Können Gesetzesänderungen Vorurteile aufheben?
Während einer Pause meines Deutschkurses vergangenen Samstagmorgen diskutierte ich mit den anderen Teilnehmerinnen, wie Berufe, die früher vorwiegend Männern vorbehalten waren, heute von Frauen ausgeübt werden. Ganz ohne Spannungen verläuft das nicht und macht umso mehr deutlich, wie dringend wir eine grundlegende gesellschaftliche Veränderung brauchen (siehe dazu auch meinen vergangenen Eintrag).
Diese subtile Antipathie begegnet Frauen jeden Tag. Ein Beispiel: Mariana studiert Biologie. Sie erzählte mir, wie sie im Physikkurs einmal die Aufgabe bekam, einen Schaltkreis zu bauen.

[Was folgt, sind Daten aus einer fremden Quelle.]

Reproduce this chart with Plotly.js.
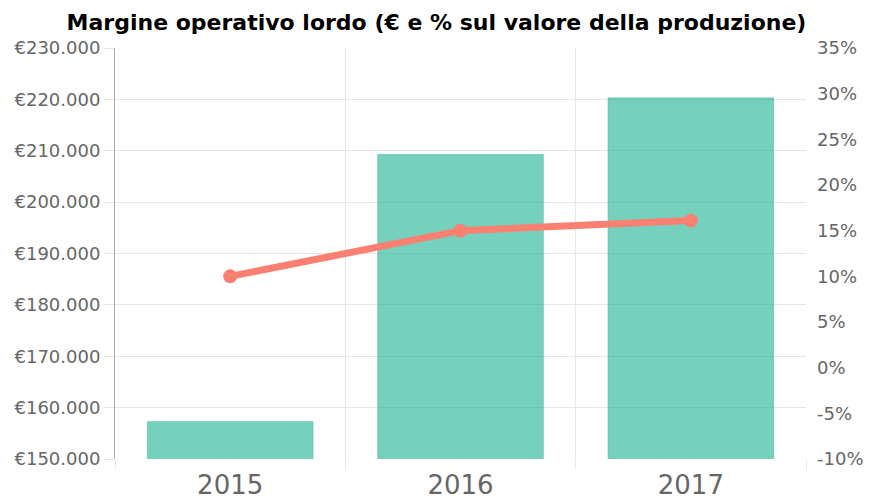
<!DOCTYPE html>
<html>
<head>
<meta charset="utf-8">
<script src="https://cdn.plot.ly/plotly-3.0.1.min.js"></script>
<style>html,body{margin:0;padding:0;background:#fff;}#chart{width:873px;height:499px;}</style>
</head>
<body>
<div id="chart"></div>
<script>
const years = ['2015', '2016', '2017'];
const yearPos = [0, 1, 2];
const margineEuro = [157300, 209300, 220300];
const marginePct = [10.0, 15.0, 16.1];
const pctTicks = [-10, -5, 0, 5, 10, 15, 20, 25, 30, 35];
const pctLabels = ['-10%', '-5%', '0%', '5%', '10%', '15%', '20%', '25%', '30%', '35%'];

const bars = {
  type: 'bar',
  x: yearPos,
  y: margineEuro,
  width: 0.72,
  marker: {color: 'rgba(25,177,147,0.6)', line: {color: 'rgba(25,150,125,0.25)', width: 1}},
  hoverinfo: 'skip',
  yaxis: 'y'
};
const line = {
  type: 'scatter',
  mode: 'lines+markers',
  x: yearPos,
  y: marginePct,
  yaxis: 'y2',
  line: {color: '#fa8072', width: 7},
  marker: {color: '#fa8072', size: 14, symbol: 'circle'},
  hoverinfo: 'skip'
};

const tickFont = {family: 'DejaVu Sans', size: 18, color: '#666'};
const layout = {
  width: 873, height: 499,
  margin: {l: 115, r: 67, t: 48, b: 40},
  paper_bgcolor: '#fff', plot_bgcolor: '#fff',
  showlegend: false,
  separators: ',.',
  title: {
    text: '<b>Margine operativo lordo (€ e % sul valore della produzione)</b>',
    font: {family: 'DejaVu Sans', size: 22, color: '#000'},
    x: 0.5, xanchor: 'center', y: 0.955, yanchor: 'middle'
  },
  xaxis: {
    range: [-0.5, 2.5],
    tickmode: 'array', tickvals: yearPos, ticktext: years,
    showgrid: false, zeroline: false, ticks: '',
    ticklabelstandoff: 8,
    tickfont: {family: 'DejaVu Sans', size: 26, color: '#666'},
    minor: {tick0: -0.5, dtick: 1, showgrid: true, gridcolor: '#e6e6e6', ticks: 'outside', ticklen: 9, tickcolor: '#e6e6e6'},
    fixedrange: true
  },
  yaxis: {
    range: [150000, 230000], dtick: 10000, tick0: 150000,
    tickprefix: '€', tickformat: ',d',
    showgrid: true, gridcolor: '#e6e6e6', zeroline: false,
    showline: true, linecolor: '#aaa', linewidth: 1,
    ticks: 'outside', ticklen: 10, tickcolor: '#e6e6e6',
    tickfont: tickFont
  },
  yaxis2: {
    overlaying: 'y', side: 'right',
    range: [-10, 35],
    tickmode: 'array', tickvals: pctTicks, ticktext: pctLabels,
    showgrid: false, zeroline: false, showline: false, ticks: '',
    ticklabelstandoff: 10,
    tickfont: tickFont
  }
};
Plotly.newPlot('chart', [bars, line], layout, {displayModeBar: false, staticPlot: true});
</script>
</body>
</html>
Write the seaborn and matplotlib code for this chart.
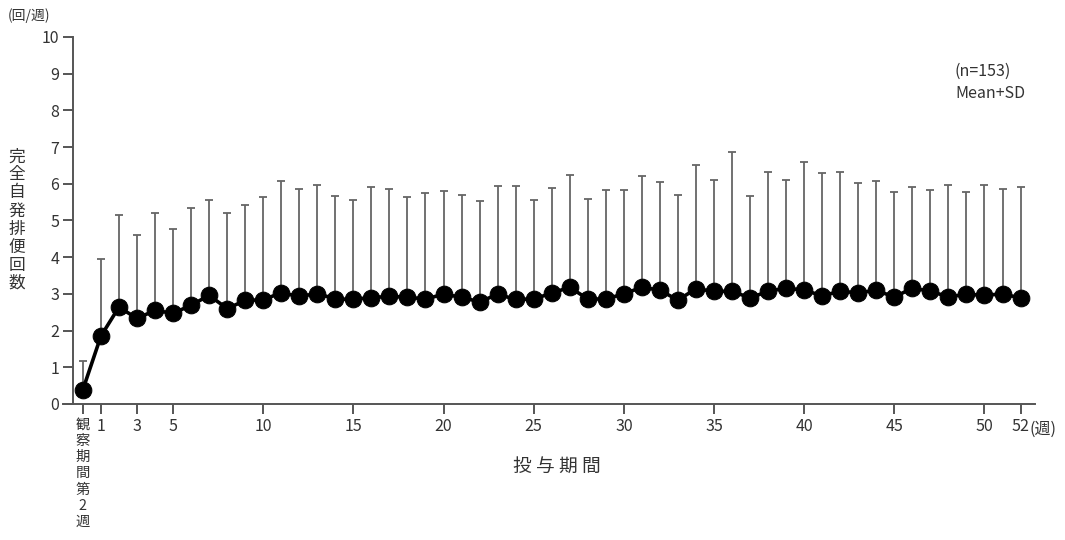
import numpy as np
import pandas as pd
import matplotlib
matplotlib.use('Agg')
import matplotlib.pyplot as plt
import matplotlib.transforms as mtransforms
import seaborn as sns

# ── data ──────────────────────────────────────────────────
weeks = list(range(0, 53))   # 0 = observation period week 2
mean = [0.39, 1.85, 2.64, 2.33, 2.55, 2.47, 2.69, 2.96, 2.60, 2.82,
        2.84, 3.03, 2.93, 3.01, 2.86, 2.85, 2.90, 2.93, 2.91, 2.86,
        2.99, 2.91, 2.78, 2.99, 2.85, 2.86, 3.02, 3.18, 2.86, 2.86,
        3.00, 3.18, 3.10, 2.83, 3.14, 3.07, 3.07, 2.89, 3.07, 3.16,
        3.10, 2.95, 3.07, 3.03, 3.10, 2.91, 3.16, 3.07, 2.92, 2.99,
        2.96, 3.00, 2.89]
sd = [0.77, 2.11, 2.52, 2.28, 2.66, 2.30, 2.66, 2.60, 2.61, 2.59,
      2.79, 3.05, 2.92, 2.96, 2.82, 2.70, 3.01, 2.93, 2.74, 2.89,
      2.82, 2.79, 2.76, 2.94, 3.08, 2.69, 2.86, 3.05, 2.73, 2.98,
      2.84, 3.04, 2.94, 2.87, 3.37, 3.02, 3.79, 2.77, 3.26, 2.95,
      3.50, 3.34, 3.24, 3.00, 2.97, 2.87, 2.75, 2.76, 3.06, 2.79,
      3.02, 2.87, 3.02]
tick_pos = [0, 1, 3, 5, 10, 15, 20, 25, 30, 35, 40, 45, 50, 52]
tick_lab = ['\n'.join('観察期間第2週'), '1', '3', '5', '10', '15', '20', '25',
            '30', '35', '40', '45', '50', '52']

df = pd.DataFrame({'week': weeks, 'mean': mean, 'sd': sd})

# ── style ─────────────────────────────────────────────────
sns.set_theme(style='ticks')
plt.rcParams['font.family'] = ['Noto Sans CJK JP', 'DejaVu Sans']
TXT = '#333333'
AX = '#555555'

fig = plt.figure(figsize=(10.65, 5.4), dpi=100, facecolor='white')
ax = fig.add_axes([0.0592, 0.2519, 0.9126, 0.6796])

# SD bars (upper only)
ax.errorbar(df['week'], df['mean'], yerr=[np.zeros(len(df)), df['sd']],
            fmt='none', ecolor='#666666', elinewidth=1.3, capsize=3.2,
            capthick=1.3, zorder=1)
sns.lineplot(data=df, x='week', y='mean', ax=ax, color='black', lw=2.6,
             marker='o', markersize=12, markeredgecolor='black',
             markerfacecolor='black', zorder=3)

ax.set_xlim(-1.1, 52.8)
ax.set_ylim(0, 10)
ax.spines['left'].set_position(('data', -0.55))
ax.spines['left'].set_bounds(0, 10)
for s in ['top', 'right']:
    ax.spines[s].set_visible(False)
for s in ['left', 'bottom']:
    ax.spines[s].set_color(AX)
    ax.spines[s].set_linewidth(1.4)

ax.set_yticks(range(0, 11))
ax.set_xticks(tick_pos)
ax.set_xticklabels(tick_lab)
ax.tick_params(axis='both', direction='out', length=7, width=1.4,
               color=AX, labelcolor=TXT, labelsize=11.5, pad=3)
# stacked baseline label a bit smaller so it fits
base_lab = ax.get_xticklabels()[0]
base_lab.set_fontsize(10.3)
base_lab.set_linespacing(1.2)
ax.set_xlabel('')
ax.set_ylabel('')

# "(週)" right after the 52 label
trans = mtransforms.blended_transform_factory(ax.transData, ax.transAxes)
ax.text(52.5, -0.045, '(週)', transform=trans, ha='left', va='top',
        fontsize=11.5, color=TXT)

# ── labels & notes ────────────────────────────────────────
fig.text(557 / 1065, 1 - 466 / 540, '投 与 期 間', ha='center', va='center',
         fontsize=13.5, color=TXT)
fig.text(17 / 1065, 1 - 220 / 540, '\n'.join('完全自発排便回数'),
         ha='center', va='center', fontsize=12, color=TXT, linespacing=1.08)
fig.text(8 / 1065, 1 - 16 / 540, '(回/週)', ha='left', va='center',
         fontsize=10, color=TXT)
fig.text(955 / 1065, 1 - 71 / 540, '(n=153)', ha='left', va='center',
         fontsize=11.5, color=TXT)
fig.text(955 / 1065, 1 - 93 / 540, 'Mean+SD', ha='left', va='center',
         fontsize=11.5, color=TXT)

fig.savefig('out.png', dpi=100, facecolor='white')
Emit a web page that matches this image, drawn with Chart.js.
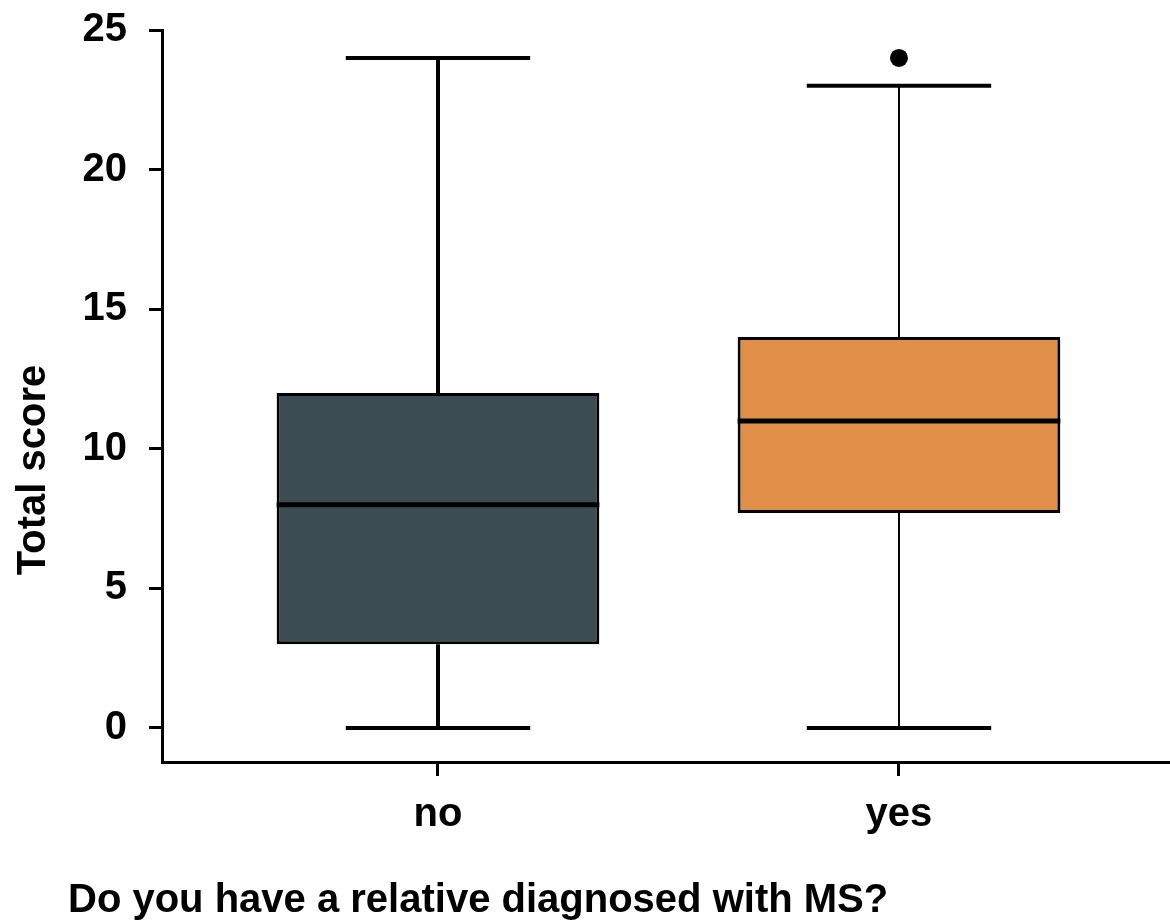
<!DOCTYPE html>
<html>
<head>
<meta charset="utf-8">
<script src="https://cdn.jsdelivr.net/npm/chart.js@4/dist/chart.umd.min.js"></script>
<style>
    body { margin: 0; background: #ffffff; }
    #wrap { width: 1170px; height: 922px; }
</style>
</head>
<body>
<div id="wrap"><canvas id="chartBox" width="1170" height="922"></canvas></div>
<script>
var categories = ["no", "yes"];
var whiskerLow = [0, 0];
var q1 = [3, 7.7];
var medians = [8, 11];
var q3 = [12, 14];
var whiskerHigh = [24, 23];
var outliers = [[], [24]];
var yTickValues = [0, 5, 10, 15, 20, 25];

var xTitle = "Do you have a relative diagnosed with MS?";
var yTitle = "Total score";

var boxColors = ["#3b4d53", "#df8f47"];
var whiskerWidths = [4, 2];
var FONT = "'Liberation Sans', Arial, sans-serif";

var boxData = categories.map(function (c, i) {
    return {x: i + 1, y: [q1[i], q3[i]]};
});
var outlierData = [];
outliers.forEach(function (list, i) {
    list.forEach(function (v) {
        outlierData.push({x: i + 1, y: v});
    });
});

// whiskers, caps and medians drawn on top of the floating bars
var boxPlotLines = {
    id: 'boxPlotLines',
    afterDatasetsDraw: function (chart) {
        var ctx = chart.ctx;
        var x = chart.scales.x;
        var y = chart.scales.y;
        var bars = chart.getDatasetMeta(0).data;
        ctx.save();
        ctx.strokeStyle = "#000";
        ctx.lineCap = "butt";
        categories.forEach(function (c, i) {
            var cx = x.getPixelForValue(i + 1);
            var half = x.getPixelForValue(i + 1.2) - cx;

            ctx.lineWidth = whiskerWidths[i];
            ctx.beginPath();
            ctx.moveTo(cx, y.getPixelForValue(q3[i]));
            ctx.lineTo(cx, y.getPixelForValue(whiskerHigh[i]));
            ctx.moveTo(cx, y.getPixelForValue(q1[i]));
            ctx.lineTo(cx, y.getPixelForValue(whiskerLow[i]));
            ctx.stroke();

            ctx.lineWidth = 4;
            ctx.beginPath();
            ctx.moveTo(cx - half, y.getPixelForValue(whiskerHigh[i]));
            ctx.lineTo(cx + half, y.getPixelForValue(whiskerHigh[i]));
            ctx.moveTo(cx - half, y.getPixelForValue(whiskerLow[i]));
            ctx.lineTo(cx + half, y.getPixelForValue(whiskerLow[i]));
            ctx.stroke();

            var bar = bars[i];
            ctx.lineWidth = 5;
            ctx.beginPath();
            ctx.moveTo(bar.x - bar.width / 2, y.getPixelForValue(medians[i]));
            ctx.lineTo(bar.x + bar.width / 2, y.getPixelForValue(medians[i]));
            ctx.stroke();
        });
        ctx.restore();
    }
};

var axisTitles = {
    id: 'axisTitles',
    afterDraw: function (chart) {
        var ctx = chart.ctx;
        ctx.save();
        ctx.fillStyle = "#000";
        ctx.font = "bold 40px " + FONT;
        ctx.textAlign = "left";
        ctx.textBaseline = "alphabetic";
        ctx.fillText(xTitle, 68, 912);

        ctx.translate(45, 470);
        ctx.rotate(-Math.PI / 2);
        ctx.textAlign = "center";
        ctx.fillText(yTitle, 0, 0);
        ctx.restore();
    }
};

var chart = new Chart("chartBox", {
    type: "bar",
    data: {
        datasets: [{
            data: boxData,
            backgroundColor: boxColors,
            borderColor: "#000",
            borderWidth: 3,
            borderSkipped: false,
            categoryPercentage: 1,
            barPercentage: 0.7
        }, {
            type: "scatter",
            data: outlierData,
            pointRadius: 9,
            pointBackgroundColor: "#000",
            pointBorderWidth: 0
        }]
    },
    options: {
        responsive: false,
        animation: false,
        devicePixelRatio: 1,
        layout: {autoPadding: false, padding: {left: 0, right: 0, top: 30, bottom: 0}},
        plugins: {legend: {display: false}, tooltip: {enabled: false}, title: {display: false}},
        scales: {
            x: {
                type: "linear",
                offset: false,
                min: 0.4013,
                max: 2.5879,
                afterBuildTicks: function (axis) {
                    axis.ticks = categories.map(function (c, i) { return {value: i + 1}; });
                },
                afterFit: function (axis) {
                    axis.height = 160;
                    axis.paddingLeft = 0;
                    axis.paddingRight = 0;
                },
                ticks: {
                    color: "#000",
                    padding: 15,
                    font: {family: FONT, size: 40, weight: "bold"},
                    callback: function (v) { return categories[v - 1]; }
                },
                grid: {offset: false, drawOnChartArea: false, tickLength: 14, tickWidth: 3, tickColor: "#000"},
                border: {display: true, width: 3, color: "#000"}
            },
            y: {
                type: "linear",
                min: -1.218,
                max: 25,
                afterBuildTicks: function (axis) {
                    axis.ticks = yTickValues.map(function (v) { return {value: v}; });
                },
                afterFit: function (axis) {
                    axis.width = 162;
                    axis.paddingTop = 0;
                    axis.paddingBottom = 0;
                },
                ticks: {
                    color: "#000",
                    padding: 22,
                    font: {family: FONT, size: 40, weight: "bold"}
                },
                grid: {drawOnChartArea: false, tickLength: 13, tickWidth: 3, tickColor: "#000"},
                border: {display: true, width: 3, color: "#000"}
            }
        }
    },
    plugins: [boxPlotLines, axisTitles]
});
</script>
</body>
</html>
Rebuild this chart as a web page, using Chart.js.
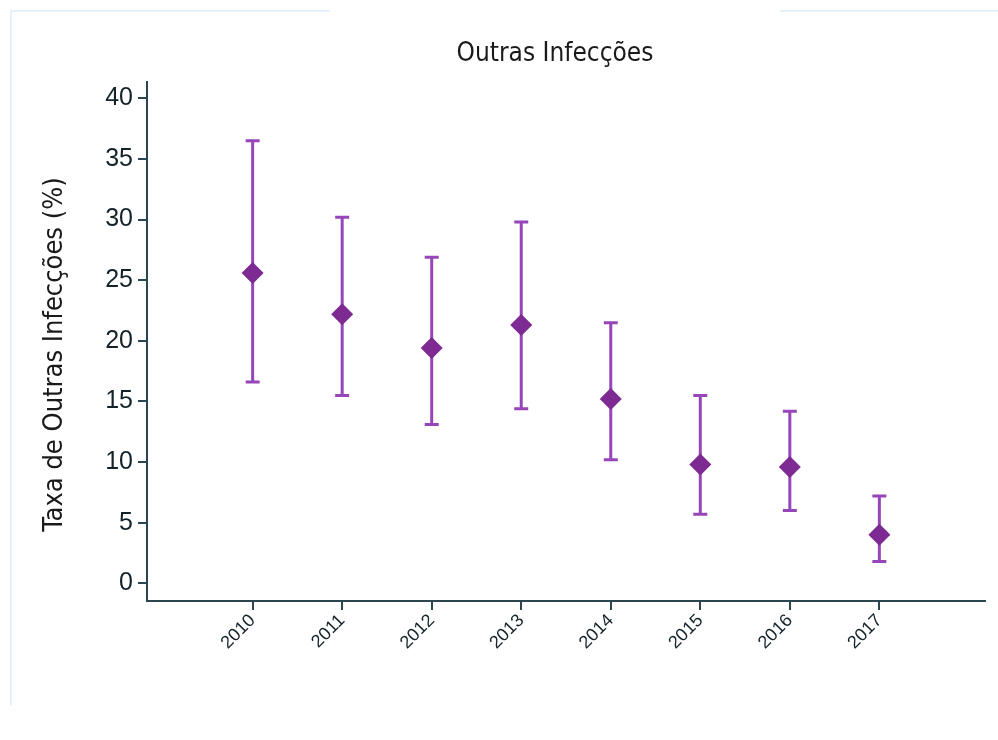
<!DOCTYPE html>
<html>
<head>
<meta charset="utf-8">
<script src="https://cdn.jsdelivr.net/npm/chart.js@4.4.1/dist/chart.umd.min.js"></script>
<style>
html,body{margin:0;padding:0;background:#fff;}
#wrap{width:998px;height:740px;position:relative;}
</style>
</head>
<body>
<div id="wrap"><canvas id="c" width="998" height="740"></canvas></div>
<script>
const years = [2010, 2011, 2012, 2013, 2014, 2015, 2016, 2017];
const rates = [25.6, 22.2, 19.4, 21.3, 15.2, 9.8, 9.6, 4.0];
const upper = [36.5, 30.2, 26.9, 29.8, 21.5, 15.5, 14.2, 7.2];
const lower = [16.6, 15.5, 13.1, 14.4, 10.2, 5.7, 6.0, 1.8];
const yTicks = [0, 5, 10, 15, 20, 25, 30, 35, 40];
const chartTitle = 'Outras Infecções';
const yTitle = 'Taxa de Outras Infecções (%)';

const axisColor = '#2c4650';
const barColor = '#9646b8';
const markColor = '#7d2a92';
const narrowFont = '"Liberation Sans Narrow", "DejaVu Sans Condensed", sans-serif';

const errorBars = {
  id: 'errorBars',
  beforeDatasetsDraw(chart) {
    const {ctx, scales: {x, y}} = chart;
    ctx.save();
    ctx.strokeStyle = barColor;
    ctx.lineWidth = 3;
    const cap = 7;
    years.forEach((yr, i) => {
      const px = x.getPixelForValue(yr);
      const pt = y.getPixelForValue(upper[i]);
      const pb = y.getPixelForValue(lower[i]);
      ctx.beginPath();
      ctx.moveTo(px, pt); ctx.lineTo(px, pb);
      ctx.moveTo(px - cap, pt); ctx.lineTo(px + cap, pt);
      ctx.moveTo(px - cap, pb); ctx.lineTo(px + cap, pb);
      ctx.stroke();
    });
    ctx.restore();
  }
};

const titles = {
  id: 'titles',
  afterDraw(chart) {
    const {ctx, chartArea} = chart;
    ctx.save();
    ctx.fillStyle = '#1a1a1a';
    ctx.font = '26px ' + narrowFont;
    ctx.textAlign = 'center';
    ctx.textBaseline = 'middle';
    ctx.fillText(chartTitle, (chartArea.left + chartArea.right) / 2 - 11, 54);
    // y axis title
    ctx.save();
    ctx.translate(55, (chartArea.top + chartArea.bottom) / 2 + 13);
    ctx.rotate(-Math.PI / 2);
    ctx.font = '27px ' + narrowFont;
    ctx.fillText(yTitle, 0, 0);
    ctx.restore();
    // faint scan border
    ctx.strokeStyle = '#e6f0f8';
    ctx.lineWidth = 2;
    ctx.beginPath();
    ctx.moveTo(11, 705); ctx.lineTo(11, 11); ctx.lineTo(330, 11);
    ctx.moveTo(780, 11); ctx.lineTo(998, 11);
    ctx.stroke();
    ctx.restore();
  }
};

new Chart(document.getElementById('c'), {
  type: 'scatter',
  data: {
    datasets: [{
      data: years.map((yr, i) => ({x: yr, y: rates[i]})),
      pointStyle: 'rectRot',
      pointRadius: 11,
      pointHoverRadius: 11,
      backgroundColor: markColor,
      borderColor: markColor,
      borderWidth: 0
    }]
  },
  options: {
    responsive: false,
    animation: false,
    events: [],
    layout: {padding: {top: 82, right: 13, left: 0, bottom: 0}},
    plugins: {legend: {display: false}, tooltip: {enabled: false}, title: {display: false}},
    scales: {
      x: {
        type: 'linear',
        min: 2008.82,
        max: 2018.18,
        afterBuildTicks(s) { s.ticks = years.map(v => ({value: v})); },
        afterFit(s) { s.height = 139; },
        ticks: {
          callback: v => String(v),
          minRotation: 45, maxRotation: 45,
          color: '#14232a',
          font: {family: '"Liberation Sans", Arial, sans-serif', size: 18},
          padding: 0
        },
        grid: {display: true, drawOnChartArea: false, drawTicks: true, tickLength: 9, color: axisColor, lineWidth: 2},
        border: {display: true, color: axisColor, width: 2}
      },
      y: {
        min: -1.46,
        max: 41.35,
        afterBuildTicks(s) { s.ticks = yTicks.map(v => ({value: v})); },
        afterFit(s) { s.width = 147; },
        ticks: {
          color: '#14232a',
          font: {family: '"Liberation Sans", Arial, sans-serif', size: 25},
          padding: 5
        },
        grid: {display: true, drawOnChartArea: false, drawTicks: true, tickLength: 9, color: axisColor, lineWidth: 2},
        border: {display: true, color: axisColor, width: 2},
        title: {display: false}
      }
    }
  },
  plugins: [errorBars, titles]
});
</script>
</body>
</html>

Der Lehrer kommentierte die Aufgabenstellung: „Mal sehen, ob die Frauen das hinkriegen.“ Er ging wie selbstverständlich davon aus, dass das nur „was für Männer“ sei.
Diese verzerrte Wahrnehmung zieht sich durch alle Generationen. Estefania beispielsweise studiert Lebensmitteltechnik. Auch sie erzählte mir von den Gruppenarbeiten in ihrem Seminar zu Elektronik und Magnetismus. Und wie ihre männlichen Kommilitonen sie ausschlossen, in der Annahme, dass sie das nicht kann.
„Einer meinte sogar zu mir, er verstehe gar nicht, warum Frauen überhaupt studieren – wenn doch ihre Ehemänner für sie sorgen können“, sagte sie. Solchen Argumenten sind Frauen in Argentinien tagtäglich ausgesetzt. Dabei handelt es sich sowohl um ein individuelles als auch um ein strukturelles Problem. Die pharmazeutische und biochemische Fakultät der Universität von Buenos Aires zum Beispiel hat nur eine einzige Damentoilette im gesamten Gebäude. In jeder Pause bildet sich davor lange Schlange.
Ähnliches gilt für die Berufsauswahl, die oft von den zu erwartenden Gehältern bestimmt wird. Vor 30 Jahren verdienten beispielsweise Ärzte in Argentinien sehr viel Geld. Heutzutage gilt das allerdings nicht mehr. „Und das ist der Grund, warum fast ausschließlich Frauen Medizin studieren”, kommentierte mein Vater während unseres Mittagessens.
„Was meinst Du damit?“ fragte ich. „Na, es scheint ja offensichtlich so zu sein, dass Männer sich für einen Beruf entscheiden, der sich auch auszahlt”, sagte meine Schwester. Was mich daran am meisten schockierte war, mit welcher Selbstverständlichkeit sie das sagte: Männer sollen das Geld nach Hause bringen; Frauen dürfen zwar studieren – aber deswegen noch lange nicht gut verdienen?
Das sind die täglichen Kämpfe, mit denen wir Frauen es in Argentinien aufnehmen müssen. Obwohl wir Zugang zu Bildung haben, müsste noch jede Menge getan werden, damit die Berufswelt gerechter wird.
Zum einen glaube ich, dass wir eine veränderte Gesetzgebung bräuchten, die Frauen und Männer bereits bei der Familiengründung gleichstellen. Nehmen wir zum Beispiel den Mutterschaftsurlaub: Heutzutage bekommen Schwangere nur einen sehr kurzen Zeitraum zugesprochen. Wie anders wäre es, wenn der Partner dabei berücksichtigt werden würde? Gesetzesänderungen würden nicht nur die Umstände ändern, sondern auch die Werte und Vorstellungen innerhalb der Gesellschaft. Es ist ein weiter Weg, aber ich glaube, dass die ersten Schritte schon gemacht sind: Frauen können studieren – und kämpfen anschließend für eine Gleichberechtigung in der Berufswelt.